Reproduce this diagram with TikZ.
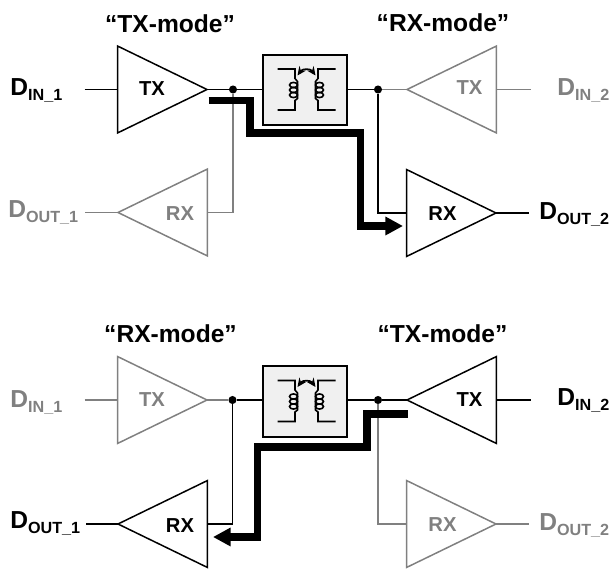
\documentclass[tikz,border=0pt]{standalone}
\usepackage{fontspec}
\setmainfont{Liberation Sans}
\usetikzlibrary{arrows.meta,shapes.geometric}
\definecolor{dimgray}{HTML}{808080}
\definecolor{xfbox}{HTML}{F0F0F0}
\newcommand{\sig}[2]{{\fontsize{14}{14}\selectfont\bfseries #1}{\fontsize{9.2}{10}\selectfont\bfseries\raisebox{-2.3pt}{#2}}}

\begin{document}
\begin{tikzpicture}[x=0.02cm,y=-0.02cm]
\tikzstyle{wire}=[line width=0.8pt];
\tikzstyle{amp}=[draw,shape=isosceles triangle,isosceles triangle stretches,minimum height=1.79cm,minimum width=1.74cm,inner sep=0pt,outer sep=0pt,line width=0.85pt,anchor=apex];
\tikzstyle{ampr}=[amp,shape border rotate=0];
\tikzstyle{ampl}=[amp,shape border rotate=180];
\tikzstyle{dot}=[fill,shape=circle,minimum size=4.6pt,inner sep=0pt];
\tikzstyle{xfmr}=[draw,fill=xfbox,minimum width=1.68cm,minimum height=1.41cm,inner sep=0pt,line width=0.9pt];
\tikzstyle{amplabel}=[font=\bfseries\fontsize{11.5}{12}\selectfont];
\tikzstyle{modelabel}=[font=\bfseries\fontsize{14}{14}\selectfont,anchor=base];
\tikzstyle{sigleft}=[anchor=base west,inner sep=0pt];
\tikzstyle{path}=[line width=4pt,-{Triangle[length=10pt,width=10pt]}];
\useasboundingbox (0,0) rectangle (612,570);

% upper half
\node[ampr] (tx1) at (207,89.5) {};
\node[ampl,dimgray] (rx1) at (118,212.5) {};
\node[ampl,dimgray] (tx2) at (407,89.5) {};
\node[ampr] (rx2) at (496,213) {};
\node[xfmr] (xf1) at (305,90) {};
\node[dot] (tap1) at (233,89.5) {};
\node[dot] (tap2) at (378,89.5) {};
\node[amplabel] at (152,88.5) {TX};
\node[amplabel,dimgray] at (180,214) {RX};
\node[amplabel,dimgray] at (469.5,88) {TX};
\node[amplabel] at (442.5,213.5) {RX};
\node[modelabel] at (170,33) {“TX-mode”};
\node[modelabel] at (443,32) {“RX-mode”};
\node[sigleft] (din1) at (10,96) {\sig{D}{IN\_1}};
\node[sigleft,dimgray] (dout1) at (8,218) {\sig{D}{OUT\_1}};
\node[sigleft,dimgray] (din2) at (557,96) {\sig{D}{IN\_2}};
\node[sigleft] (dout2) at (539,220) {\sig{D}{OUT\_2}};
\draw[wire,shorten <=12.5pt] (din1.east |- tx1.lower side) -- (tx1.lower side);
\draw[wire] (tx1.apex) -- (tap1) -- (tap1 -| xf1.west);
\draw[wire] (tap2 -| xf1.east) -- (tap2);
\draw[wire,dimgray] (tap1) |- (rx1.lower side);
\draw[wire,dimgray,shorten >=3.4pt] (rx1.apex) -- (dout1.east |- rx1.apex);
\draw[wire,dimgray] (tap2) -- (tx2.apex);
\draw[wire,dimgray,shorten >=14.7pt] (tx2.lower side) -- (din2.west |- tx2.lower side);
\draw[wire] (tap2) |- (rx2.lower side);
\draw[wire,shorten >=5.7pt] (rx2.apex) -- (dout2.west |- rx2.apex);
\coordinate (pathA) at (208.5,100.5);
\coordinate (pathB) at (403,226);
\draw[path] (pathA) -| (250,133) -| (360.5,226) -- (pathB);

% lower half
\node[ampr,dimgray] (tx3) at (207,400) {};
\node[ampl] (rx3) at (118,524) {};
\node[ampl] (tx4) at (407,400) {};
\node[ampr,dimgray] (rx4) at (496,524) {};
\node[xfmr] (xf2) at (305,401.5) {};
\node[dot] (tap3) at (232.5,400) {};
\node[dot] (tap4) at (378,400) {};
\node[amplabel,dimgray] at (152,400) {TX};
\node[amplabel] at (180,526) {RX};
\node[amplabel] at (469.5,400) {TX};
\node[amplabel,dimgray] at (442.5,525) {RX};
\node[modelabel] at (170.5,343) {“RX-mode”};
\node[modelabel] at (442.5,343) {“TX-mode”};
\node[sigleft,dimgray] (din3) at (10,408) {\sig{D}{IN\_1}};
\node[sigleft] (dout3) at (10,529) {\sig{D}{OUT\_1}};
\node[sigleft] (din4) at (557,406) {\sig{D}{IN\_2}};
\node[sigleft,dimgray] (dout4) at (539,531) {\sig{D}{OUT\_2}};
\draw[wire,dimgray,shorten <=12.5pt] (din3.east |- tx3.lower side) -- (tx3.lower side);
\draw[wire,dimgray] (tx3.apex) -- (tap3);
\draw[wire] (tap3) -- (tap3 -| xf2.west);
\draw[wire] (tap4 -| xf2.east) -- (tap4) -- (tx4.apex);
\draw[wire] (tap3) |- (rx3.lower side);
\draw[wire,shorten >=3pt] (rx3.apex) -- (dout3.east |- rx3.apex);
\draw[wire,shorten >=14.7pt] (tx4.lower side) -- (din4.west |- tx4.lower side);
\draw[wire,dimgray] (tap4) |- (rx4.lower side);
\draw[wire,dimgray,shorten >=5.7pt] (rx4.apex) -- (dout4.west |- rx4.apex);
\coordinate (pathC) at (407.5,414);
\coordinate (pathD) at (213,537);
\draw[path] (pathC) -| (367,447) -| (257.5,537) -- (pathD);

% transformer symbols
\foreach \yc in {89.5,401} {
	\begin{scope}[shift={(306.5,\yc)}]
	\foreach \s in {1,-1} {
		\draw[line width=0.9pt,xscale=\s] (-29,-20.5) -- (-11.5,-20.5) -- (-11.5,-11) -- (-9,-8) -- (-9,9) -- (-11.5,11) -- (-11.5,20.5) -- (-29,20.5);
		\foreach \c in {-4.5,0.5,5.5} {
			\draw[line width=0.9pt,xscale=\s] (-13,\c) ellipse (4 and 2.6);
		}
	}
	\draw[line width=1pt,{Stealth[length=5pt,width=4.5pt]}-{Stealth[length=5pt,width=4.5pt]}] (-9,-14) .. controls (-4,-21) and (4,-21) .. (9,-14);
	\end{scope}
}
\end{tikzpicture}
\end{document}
####################
• TASK BRIEF
Give again, word for word, every line from the top of the data above to the line holding "(0,0) rectangle (612,570);", inclusive, with the pictures left out.

• THE OUTPUT
Reproduce this diagram with TikZ.
\documentclass[tikz,border=0pt]{standalone}
\usepackage{fontspec}
\setmainfont{Liberation Sans}
\usetikzlibrary{arrows.meta,shapes.geometric}
\definecolor{dimgray}{HTML}{808080}
\definecolor{xfbox}{HTML}{F0F0F0}
\newcommand{\sig}[2]{{\fontsize{14}{14}\selectfont\bfseries #1}{\fontsize{9.2}{10}\selectfont\bfseries\raisebox{-2.3pt}{#2}}}

\begin{document}
\begin{tikzpicture}[x=0.02cm,y=-0.02cm]
\tikzstyle{wire}=[line width=0.8pt];
\tikzstyle{amp}=[draw,shape=isosceles triangle,isosceles triangle stretches,minimum height=1.79cm,minimum width=1.74cm,inner sep=0pt,outer sep=0pt,line width=0.85pt,anchor=apex];
\tikzstyle{ampr}=[amp,shape border rotate=0];
\tikzstyle{ampl}=[amp,shape border rotate=180];
\tikzstyle{dot}=[fill,shape=circle,minimum size=4.6pt,inner sep=0pt];
\tikzstyle{xfmr}=[draw,fill=xfbox,minimum width=1.68cm,minimum height=1.41cm,inner sep=0pt,line width=0.9pt];
\tikzstyle{amplabel}=[font=\bfseries\fontsize{11.5}{12}\selectfont];
\tikzstyle{modelabel}=[font=\bfseries\fontsize{14}{14}\selectfont,anchor=base];
\tikzstyle{sigleft}=[anchor=base west,inner sep=0pt];
\tikzstyle{path}=[line width=4pt,-{Triangle[length=10pt,width=10pt]}];
\useasboundingbox (0,0) rectangle (612,570);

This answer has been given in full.